Н. Философов, вольно или невольно полемизируя с прекраснодушными строками Казем-Бека, писал 21 февраля 1940 г.: "Пусть коммунизм уже не тот, пусть в нем уже видны национальные переливы, пусть это уже новый "синтез", – все это большого значения не имеет. "Или Русская национальная революция – или мировая завируха" – вот что важно, потому что в мировом масштабе таким вот походным порядком может осуществиться только первый этап – разрушения, но никак не созидания – будь то коммунистического царства, будь то насаждение силой всему миру "нового советского синтеза" через завируху, как этап к осуществлению… Поскольку в обоих случаях творческого этапа в мировом масштабе не предвидится, а все в этом случае сорвется на мировой завирухе и бардаке на многие лета, мы можем по прежнему настаивать на своей старой формулировке: "Или Национальная революция или мировая завируха". Третьего решения не дано. Наша ошибка последних лет именно в том, что искали третье решение".

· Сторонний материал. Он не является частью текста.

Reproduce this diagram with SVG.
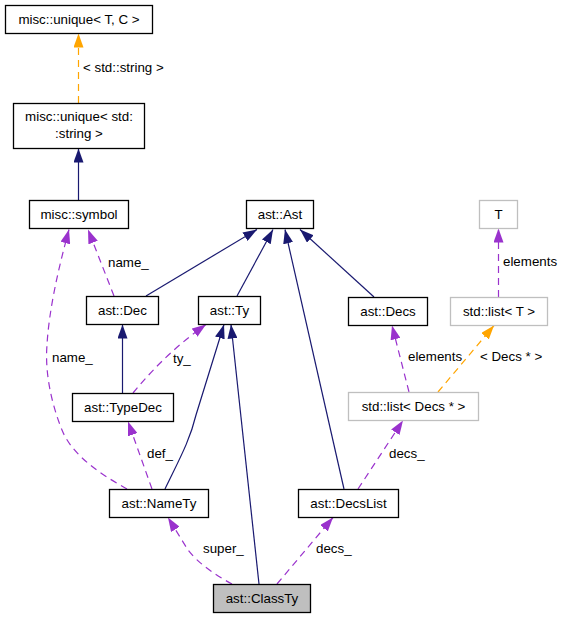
<svg xmlns="http://www.w3.org/2000/svg" width="561" height="619" viewBox="0 0 561 619">
<style>
text{font-family:"Liberation Sans",Arial,sans-serif;font-size:13.33px;fill:#000}
.n rect{fill:#fff;stroke:#000;stroke-width:1.3}
.n.g rect{stroke:#bfbfbf}
.n.cur rect{fill:#bfbfbf}
.n text{text-anchor:middle}
.e path{fill:none;stroke-width:1.2}
.nv{stroke:#191970;marker-end:url(#an)}
.pu{stroke:#9a32cd;stroke-dasharray:7,5;marker-end:url(#ap)}
.or{stroke:#ffa500;stroke-dasharray:7,5;marker-end:url(#ao)}
</style>
<defs>
<marker id="an" viewBox="0 0 14 10" refX="14" refY="5" markerWidth="14" markerHeight="10" markerUnits="userSpaceOnUse" orient="auto"><polygon points="0,0 14,5 0,10" fill="#191970"/></marker>
<marker id="ap" viewBox="0 0 14 10" refX="14" refY="5" markerWidth="14" markerHeight="10" markerUnits="userSpaceOnUse" orient="auto"><polygon points="0,0 14,5 0,10" fill="#9a32cd"/></marker>
<marker id="ao" viewBox="0 0 14 10" refX="14" refY="5" markerWidth="14" markerHeight="10" markerUnits="userSpaceOnUse" orient="auto"><polygon points="0,0 14,5 0,10" fill="#ffa500"/></marker>
</defs>
<rect width="561" height="619" fill="#fff"/>
<g id="edges" class="e">
<path class="or" d="M78.5,103 L78.5,33.5"/>
<path class="nv" d="M78.5,200 L78.5,148.5"/>
<path class="nv" d="M146,296 L257,229.5"/>
<path class="nv" d="M237,296 L273,229.5"/>
<path class="nv" d="M374,297 L300,229.5"/>
<path class="nv" d="M344,489 L285,229.5"/>
<path class="nv" d="M122.5,393 L122.5,324.5"/>
<path class="nv" d="M165,489 C180,458 190,440 196,415 L224,324.5"/>
<path class="nv" d="M259,584 L231,324.5"/>
<path class="pu" d="M232,584 C215,575 198,563 188,550 L168,517.5"/>
<path class="pu" d="M277,584 L333,517.5"/>
<path class="pu" d="M358,489 L403,420.5"/>
<path class="pu" d="M409,392 L392,325.5"/>
<path class="or" d="M438,392 L494,325.5"/>
<path class="pu" d="M498.5,297 L498.5,228.5"/>
<path class="pu" d="M114,296 L88,229.5"/>
<path class="pu" d="M127,489 C100,474 72,455 62,430 C50,400 45,370 47,345 C49,310 58,270 69,229.5"/>
<path class="pu" d="M152,489 L128,421.5"/>
<path class="pu" d="M133,393 C148,375 170,350 206,324.5"/>
</g>
<g id="labels">
<text x="83" y="72">&lt; std::string &gt;</text>
<text x="108" y="267">name_</text>
<text x="52" y="362">name_</text>
<text x="173" y="363">ty_</text>
<text x="147" y="458">def_</text>
<text x="203" y="553">super_</text>
<text x="316" y="553">decs_</text>
<text x="389" y="458">decs_</text>
<text x="408" y="361">elements</text>
<text x="480" y="361">&lt; Decs * &gt;</text>
<text x="503" y="266">elements</text>
</g>
<g id="n_uniqueTC" class="n"><rect x="5.5" y="5.5" width="147" height="28"/><text x="79" y="24">misc::unique&lt; T, C &gt;</text></g>
<g id="n_uniqueStr" class="n"><rect x="13.5" y="103.5" width="131" height="45"/><text x="79" y="121">misc::unique&lt; std:</text><text x="79" y="138">:string &gt;</text></g>
<g id="n_symbol" class="n"><rect x="29.5" y="200.5" width="99" height="28"/><text x="79" y="219">misc::symbol</text></g>
<g id="n_Ast" class="n"><rect x="246.5" y="200.5" width="67" height="28"/><text x="280" y="219">ast::Ast</text></g>
<g id="n_T" class="n g"><rect x="479.5" y="200.5" width="38" height="28"/><text x="498.5" y="219">T</text></g>
<g id="n_Dec" class="n"><rect x="86.5" y="296.5" width="72" height="28"/><text x="122.5" y="315">ast::Dec</text></g>
<g id="n_Ty" class="n"><rect x="198.5" y="296.5" width="62" height="28"/><text x="229.5" y="315">ast::Ty</text></g>
<g id="n_Decs" class="n"><rect x="348.5" y="297.5" width="79" height="28"/><text x="388" y="316">ast::Decs</text></g>
<g id="n_listT" class="n g"><rect x="450.5" y="297.5" width="97" height="28"/><text x="499" y="316">std::list&lt; T &gt;</text></g>
<g id="n_TypeDec" class="n"><rect x="72.5" y="393.5" width="101" height="28"/><text x="123" y="412">ast::TypeDec</text></g>
<g id="n_listDecs" class="n g"><rect x="348.5" y="392.5" width="130" height="28"/><text x="413.5" y="411">std::list&lt; Decs * &gt;</text></g>
<g id="n_NameTy" class="n"><rect x="109.5" y="489.5" width="99" height="28"/><text x="159" y="508">ast::NameTy</text></g>
<g id="n_DecsList" class="n"><rect x="298.5" y="489.5" width="100" height="28"/><text x="348.5" y="508">ast::DecsList</text></g>
<g id="n_ClassTy" class="n cur"><rect x="213.5" y="584.5" width="97" height="28"/><text x="262" y="603">ast::ClassTy</text></g>
</svg>
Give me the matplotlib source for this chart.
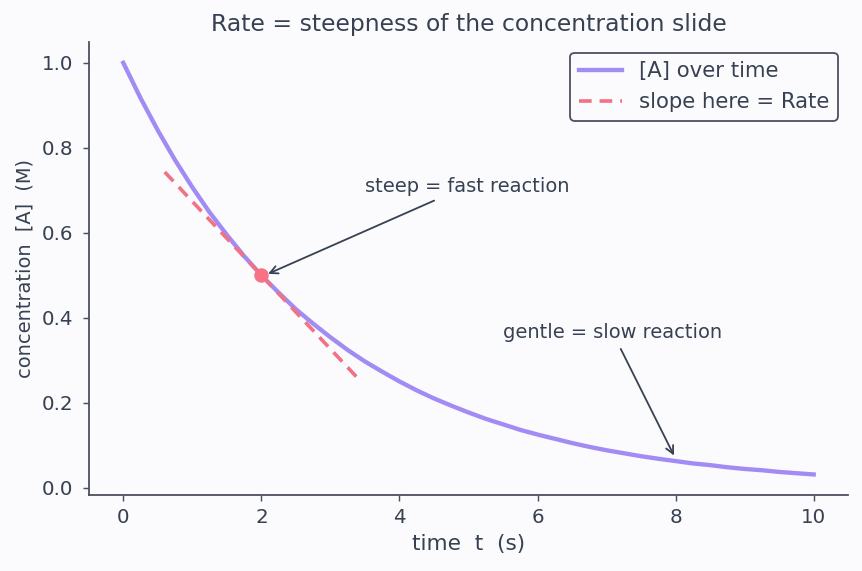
import matplotlib.pyplot as plt

plt.rcParams['font.family'] = ['DejaVu Sans']

# concentration every 0.25 s
t_vals = [0, 0.25, 0.5, 0.75, 1, 1.25, 1.5, 1.75, 2, 2.25, 2.5, 2.75, 3, 3.25, 3.5, 3.75,
          4, 4.25, 4.5, 4.75, 5, 5.25, 5.5, 5.75, 6, 6.25, 6.5, 6.75, 7, 7.25, 7.5, 7.75,
          8, 8.25, 8.5, 8.75, 9, 9.25, 9.5, 9.75, 10]
conc_vals = [1.0, 0.917, 0.841, 0.771, 0.707, 0.648, 0.595, 0.545, 0.5, 0.459, 0.420,
             0.386, 0.354, 0.324, 0.297, 0.273, 0.25, 0.229, 0.210, 0.193, 0.177, 0.162,
             0.149, 0.136, 0.125, 0.115, 0.105, 0.096, 0.088, 0.081, 0.074, 0.068,
             0.0625, 0.057, 0.053, 0.048, 0.044, 0.041, 0.037, 0.034, 0.031]

# tangent at t = 2
tan_t = [0.6, 3.4]
tan_c = [0.743, 0.257]
point_t, point_c = 2, 0.5

text_col = '#374151'
bg = '#fbfbfe'

fig, ax = plt.subplots(figsize=(862 / 130, 571 / 130), dpi=130)
fig.patch.set_facecolor(bg)
ax.set_facecolor(bg)

ax.plot(t_vals, conc_vals, color='#a28cf4', lw=2.4, label='[A] over time')
ax.plot(tan_t, tan_c, color='#f07285', lw=2, ls=(0, (3.5, 2.2)), label='slope here = Rate')
ax.plot([point_t], [point_c], 'o', color='#f87185', ms=7, zorder=5)

ax.annotate('steep = fast reaction', xy=(2.05, 0.5), xytext=(3.5, 0.71),
            fontsize=10.75, color=text_col, va='center', ha='left',
            arrowprops=dict(arrowstyle='->', color=text_col, lw=1))
ax.annotate('gentle = slow reaction', xy=(8, 0.068), xytext=(5.5, 0.365),
            fontsize=10.75, color=text_col, va='center', ha='left',
            arrowprops=dict(arrowstyle='->', color=text_col, lw=1))

ax.set_title('Rate = steepness of the concentration slide', fontsize=13, color=text_col)
ax.set_xlabel('time  t  (s)', fontsize=12, color=text_col)
ax.set_ylabel('concentration  [A]  (M)', fontsize=10.75, color=text_col, labelpad=4)

for s in ['top', 'right']:
    ax.spines[s].set_visible(False)
for s in ['left', 'bottom']:
    ax.spines[s].set_color('#4b5060')
    ax.spines[s].set_linewidth(1)
ax.tick_params(colors='#4b5060', labelcolor=text_col, labelsize=11)
ax.tick_params(axis='y', pad=5)

leg = ax.legend(loc='upper right', fontsize=11.8, frameon=True, fancybox=True,
                edgecolor='#4b5060', facecolor=bg, framealpha=1)
for txt in leg.get_texts():
    txt.set_color(text_col)

plt.subplots_adjust(left=0.103, right=0.984, top=0.926, bottom=0.133)
plt.savefig('out.png', facecolor=bg)
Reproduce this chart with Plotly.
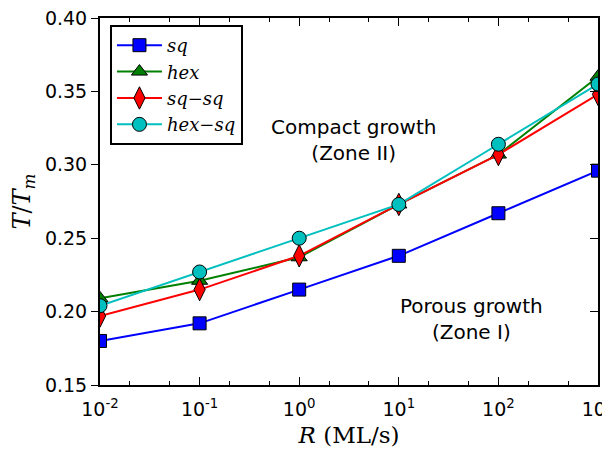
import plotly.graph_objects as go

R = [0.01, 0.1, 1, 10, 100, 1000]
sq = [0.180, 0.192, 0.215, 0.238, 0.267, 0.296]
hexa = [0.209, 0.221, 0.237, 0.273, 0.307, 0.360]
sqsq = [0.197, 0.215, 0.238, 0.273, 0.307, 0.348]
hexsq = [0.204, 0.227, 0.250, 0.273, 0.314, 0.355]

x_tickvals = [0.01, 0.1, 1, 10, 100, 1000]
x_ticktext = ["10<sup>-2</sup>", "10<sup>-1</sup>", "10<sup>0</sup>", "10<sup>1</sup>", "10<sup>2</sup>", "10<sup>3</sup>"]
y_tickvals = [0.15, 0.20, 0.25, 0.30, 0.35, 0.40]
y_ticktext = ["0.15", "0.20", "0.25", "0.30", "0.35", "0.40"]

series = [
    ("sq", sq, "#0000ff", "square", 13),
    ("hex", hexa, "#008000", "triangle-up", 14),
    ("sq\u2212sq", sqsq, "#ff0000", "diamond-tall", 16),
    ("hex\u2212sq", hexsq, "#00bfbf", "circle", 14),
]

fig = go.Figure()
for name, vals, color, sym, size in series:
    fig.add_trace(go.Scatter(
        x=R, y=vals, mode="lines+markers", name=name,
        line=dict(color=color, width=2),
        marker=dict(symbol=sym, size=size, color=color, line=dict(color="black", width=1)),
    ))

# empty trace to carry the right-hand axis (inward ticks)
fig.add_trace(go.Scatter(x=[], y=[], yaxis="y2", showlegend=False, hoverinfo="skip"))

fig.add_annotation(x=0.51, y=0.668, xref="paper", yref="paper", xanchor="center", yanchor="middle",
                   text="Compact growth<br>(Zone II)",
                   showarrow=False, font=dict(family="DejaVu Sans", size=20, color="black"))
fig.add_annotation(x=0.745, y=0.18, xref="paper", yref="paper", xanchor="center", yanchor="middle",
                   text="Porous growth<br>(Zone I)",
                   showarrow=False, font=dict(family="DejaVu Sans", size=20, color="black"))

# page body has an 8px default margin, so the figure is sized to fit inside it
fig.update_layout(
    width=602, height=449,
    margin=dict(l=92, r=12, t=10, b=72),
    paper_bgcolor="white", plot_bgcolor="white",
    font=dict(family="DejaVu Sans", size=19, color="black"),
    showlegend=True,
    legend=dict(x=0.02, y=0.981, xanchor="left", yanchor="top",
                bordercolor="black", borderwidth=2, bgcolor="white",
                font=dict(family="DejaVu Serif", size=18, style="italic"),
                itemwidth=45, tracegroupgap=0),
    xaxis=dict(type="log", range=[-2, 3], tickvals=x_tickvals, ticktext=x_ticktext,
               ticks="inside", ticklen=8, tickwidth=1, tickcolor="black",
               showline=True, linecolor="black", linewidth=2, mirror="ticks",
               showgrid=False, zeroline=False, automargin=False, ticklabeloverflow="allow",
               ticklabelstandoff=6,
               minor=dict(ticks="inside", ticklen=4, tickcolor="black", showgrid=False),
               tickfont=dict(size=19),
               title=dict(text="<i>R</i> (ML/s)", font=dict(family="DejaVu Serif", size=23), standoff=8)),
    yaxis=dict(range=[0.15, 0.40], tickvals=y_tickvals, ticktext=y_ticktext,
               ticks="outside", ticklen=7, tickwidth=1, tickcolor="black",
               showline=True, linecolor="black", linewidth=2, mirror=True,
               showgrid=False, zeroline=False, automargin=False, ticklabeloverflow="allow",
               tickfont=dict(size=19),
               title=dict(text="<i>T</i>/<i>T</i><sub><i>m</i></sub>", font=dict(family="DejaVu Serif", size=24), standoff=12)),
    yaxis2=dict(range=[0.15, 0.40], overlaying="y", side="right", tickvals=y_tickvals,
                ticks="inside", ticklen=8, tickwidth=1, tickcolor="black",
                showticklabels=False, showline=False, showgrid=False, zeroline=False, automargin=False),
)

fig.write_html("out.html")
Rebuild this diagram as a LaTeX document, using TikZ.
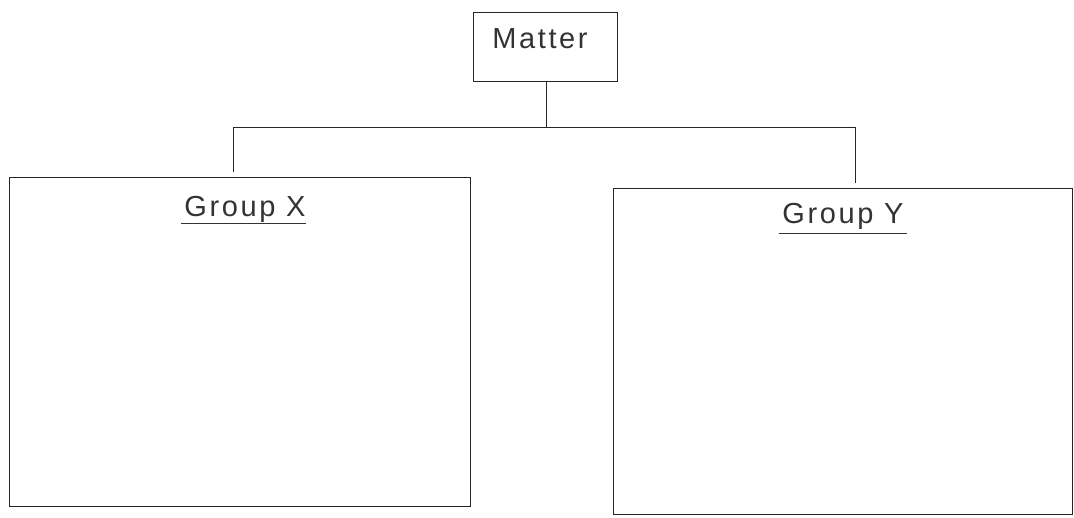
\documentclass[tikz,border=0pt]{standalone}
\usepackage{fontspec}
\setmainfont{Liberation Sans}[LetterSpace=9]
\usetikzlibrary{calc}
\begin{document}
\begin{tikzpicture}[x=1pt,y=-1pt,
  frame/.style={draw=black!85, line width=0.9pt, fill=none, inner sep=0pt, anchor=north west},
  link/.style={draw=black!85, line width=0.9pt},
  title/.style={font=\fontsize{29}{32}\selectfont, text=black!80, inner sep=0pt, anchor=base},
  rule/.style={draw=black!80, line width=0.9pt}]
\useasboundingbox (0,0) rectangle (1074,518);

% top box
\node[frame, minimum width=144pt, minimum height=69pt] (matter) at (473,12) {};
\node[title] (mattertext) at (540,49) {Matter};

% two group frames
\node[frame, minimum width=461pt, minimum height=329pt] (gx) at (9,177) {};
\node[frame, minimum width=459pt, minimum height=326pt] (gy) at (613,188) {};

% group headings with underlines
\node[title] (gxt) at (245,217) {Group X};
\node[title] (gyt) at (843,224) {Group Y};
\draw[rule] ($(gxt.base west)+(-3,6)$) -- ($(gxt.base east)+(0,6)$);
\draw[rule] ($(gyt.base west)+(-3,9)$) -- ($(gyt.base east)+(3,9)$);

% connectors
\coordinate (bus) at (546,127);
\coordinate (busl) at (233,127);
\coordinate (busr) at (855,127);
\coordinate (dropl) at (233,172);
\coordinate (dropr) at (855,183);
\draw[link] (matter.south -| bus) -- (bus);
\draw[link] (busl) -- (busr);
\draw[link] (busl) -- (dropl);
\draw[link] (busr) -- (dropr);
\end{tikzpicture}
\end{document}
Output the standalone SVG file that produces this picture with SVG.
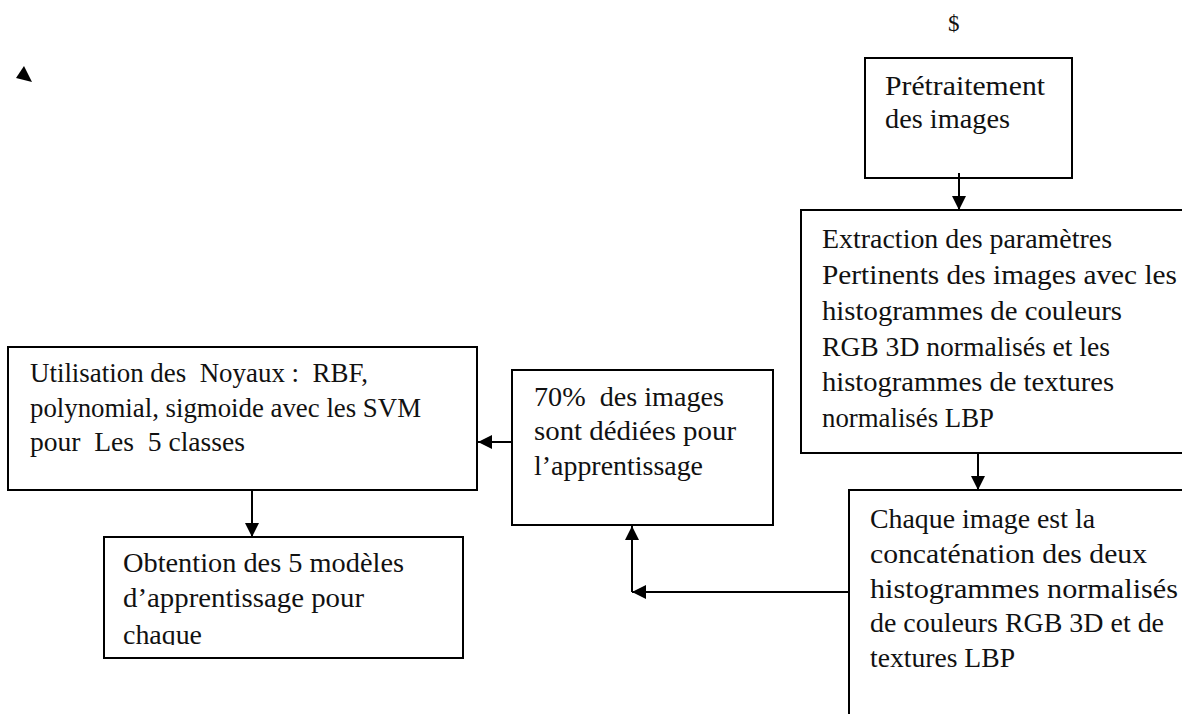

Грандизность задачи не пугала младороссов, но все же заставляла их задумываться: выгодно ли Сталину в огне мировой войны разжечь мировую революцию? Довольно загадочна и фраза Н. Философова о неких "землях", которые останутся за Россией: что это – новые европейские владения советской империи? Совсем запутывает дело, выдвинутое им предположение о том, что "в случае победы союзников над…", далее следует зачеркнутое слово "Россией", замененное "Германией", "земли у нас могут отобрать". Здесь возможно несколько толкований: весьма вероятно речь шла о повторении революционной ситуации, созданной в 1917 г. Сам автор письма утверждал, что такой исход вполне реален: "дело лишь в том, что играет ли Сталин национальную карту или карту мирового пожара – тактика сегодняшнего дня в его положении, в том положении, в которое он сам себя поставил и поставил сознательно, – диктует ему действия, аналогичные действиям союзников в России в период нашей гражданской войны. Ловкость его именно в том, что он в любую минуту может повернуть и к национализму, и к мировой. Он далеко не такой головотяп, каким нам кажется с первого взгляда отсюда. Мне кажется, что не нужно очень уж сильно кричать о головотяпстве, чтобы не быть похожими на зубров, обзывавших Сталина ишаком".
Безусловный интерес вызывает оценка Н. Философовым и внешнеполитической обстановки, анализ которой приводил его к следующим умозаключениям: "Победа над немцами без участия России – это мир за счет России. Значит, этого не должно быть ни в коем случае. Победа немцев над союзниками хотя бы и с помощью России – угроза для России. Значит, Россия должна будет сделать или крутой поворот, но еще не сейчас, а к концу войны. Тогда ей запоют все "алаверды". Или выдержать равновесие борющихся сторон до состояния полного ослабления и тех и других. В этом случае где-то произойдет революция. Обе возможности перед Россией не закрыты. Оба козыря в руках Сталина. Опять та же тема белой и красной лошади. Чем будет выгодно сыграть, тем и сыграет".
Все эти размышления можно охарактеризовать любимым словечком их автора – "бардак" в голове. Единственное, что заслуживает внимание – это явная "зацикленность" на личности Сталина, как своеобразного творца той же национальной революции, о которой так долго мечтали младороссы. И здесь их вожди не могли соревноваться с "вождем всех народов", но признаться в этом им не хватало смелости. В то же время нельзя не отдать дань уважения их рассуждениям о поисках нового пути в Россию: "Для пересадки с эмигрантского поезда на поезд русский, нам нужно на какой-то момент синхронизация скоростей, иначе мы из эмиграции в Россию никогда не перепрыгнем. Перед самой войной, причем без всякой цели и смысла, у нас была сделана такая попытка синхронизации нашего зарубежного движения с текущей советской действительностью: видя в Молотове, Жданове и Андрееве преемников Сталина, лично с которыми уже нам лично придется сотрудничать, мы боялись в "Бодрости* сказать хотя бы одно слово критики в отношении их. Война оборвала эту, немного бесцельную, лишний раз только шатнувшую кадры, попытку синхронизации… После этого мы шарахнулись в другую сторону и переборщили в нашей французской линии, отдавая, хотя бы и символически в распоряжение Даладье все кадры Младоросской Партии. Пути Младоросского Движения и путь советской России разошлись. Это расхождение для нас с каждым днем опаснее, потому что развязка приближается. Пока не было начала завирухи, можно было и сомневаться в том, что что-то произойдет, что наступит перелом. Можно было считать, что это вопрос десятков лет. Но завируха началась. Есть начало – неизбежен и конец. А при конце, без той же синхронизации мы в русскую действительность не включимся. Поэтому нам сейчас надо быть особенно осторожными, чтобы нас не посчитали в России за "прихвостней буржуазии" и чтобы слово "младоросс" не стало таким же, как слово "белогвардеец"".